Some of the approved regulators’ regulatory arrangements appear to impose restrictions that go further than those within the scope of Section 15 which could have negative consequences for both consumers and providers of legal services. They may prevent membership organisations, charities and local authorities providing legal advice to consumers at an affordable price and may restrict what ‘in-house’ employees can do.
One of LSB’s strategic priorities is to help the legal services sector flourish by seeking to deliver only regulation that address risks. This thematic review will consider whether the current arrangements for employers and employees established by the approved regulators go beyond the requirements of the Act.

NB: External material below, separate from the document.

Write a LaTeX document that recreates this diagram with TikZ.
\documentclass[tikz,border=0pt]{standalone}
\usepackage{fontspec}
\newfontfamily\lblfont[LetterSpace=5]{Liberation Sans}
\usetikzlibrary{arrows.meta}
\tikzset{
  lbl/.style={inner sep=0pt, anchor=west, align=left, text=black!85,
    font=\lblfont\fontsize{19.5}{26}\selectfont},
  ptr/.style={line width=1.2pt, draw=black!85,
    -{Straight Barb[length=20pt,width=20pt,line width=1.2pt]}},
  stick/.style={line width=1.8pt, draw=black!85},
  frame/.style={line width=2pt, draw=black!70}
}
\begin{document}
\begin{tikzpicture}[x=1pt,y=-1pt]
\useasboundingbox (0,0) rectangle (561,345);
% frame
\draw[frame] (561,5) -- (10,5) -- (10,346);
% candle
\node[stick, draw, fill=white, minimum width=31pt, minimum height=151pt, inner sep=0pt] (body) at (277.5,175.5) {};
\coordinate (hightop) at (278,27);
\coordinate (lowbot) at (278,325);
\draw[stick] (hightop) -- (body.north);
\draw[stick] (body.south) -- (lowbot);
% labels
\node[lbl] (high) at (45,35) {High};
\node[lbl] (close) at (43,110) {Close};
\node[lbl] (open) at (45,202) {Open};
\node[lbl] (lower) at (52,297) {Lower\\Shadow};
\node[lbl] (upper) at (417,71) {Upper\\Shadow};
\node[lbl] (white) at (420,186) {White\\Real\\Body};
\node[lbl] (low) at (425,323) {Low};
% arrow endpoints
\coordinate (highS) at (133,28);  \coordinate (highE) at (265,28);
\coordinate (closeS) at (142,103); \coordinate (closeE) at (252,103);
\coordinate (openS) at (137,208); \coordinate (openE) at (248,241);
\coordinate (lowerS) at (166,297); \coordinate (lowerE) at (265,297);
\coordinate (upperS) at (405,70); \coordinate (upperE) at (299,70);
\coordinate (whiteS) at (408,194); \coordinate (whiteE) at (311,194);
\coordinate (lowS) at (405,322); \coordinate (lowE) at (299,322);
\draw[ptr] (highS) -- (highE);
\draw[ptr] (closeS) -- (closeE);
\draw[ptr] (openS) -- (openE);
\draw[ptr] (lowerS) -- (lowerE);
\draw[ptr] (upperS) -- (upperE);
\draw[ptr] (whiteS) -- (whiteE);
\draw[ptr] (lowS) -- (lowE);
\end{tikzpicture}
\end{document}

If they do, we will look for evidence that any additional regulation is targeted, proportionate and compatible with the regulatory objectives. If satisfactory evidence is not forthcoming and we find examples of over-regulation, we will consider whether the Board should act which could lead to the issuing of guidance, the use of the enforcement powers in the Act, or relying on specific provisions in Section 15 to make recommendations to the Lord Chancellor.
This review will focus on the regulatory frameworks for employers and employees, including membership bodies, and will consider whether it is necessary to define what constitutes a ‘section of the public’. It will not consider current exemptions for trade unions in Section 15, issues relating to special bodies, transitional arrangements, or pro-bono work.
As part of our work in this area, we issued a discussion paper, in February 2015. The paper presented our initial analysis to establish how current practising rules for in-house lawyers align with the minimum restrictions that are contained in section 15 of the Act. We received a number of responses to the discussion paper, which we have published, alongside our response document summarising the views we received and our response to them. Informed by the responses we received, we drafted a statement of policy under section 49 of the Act setting out principles to inform the decisions we will make about changes to regulatory arrangements for in-house lawyers and invited representations. The final statement of policy was published on 8 February 2016.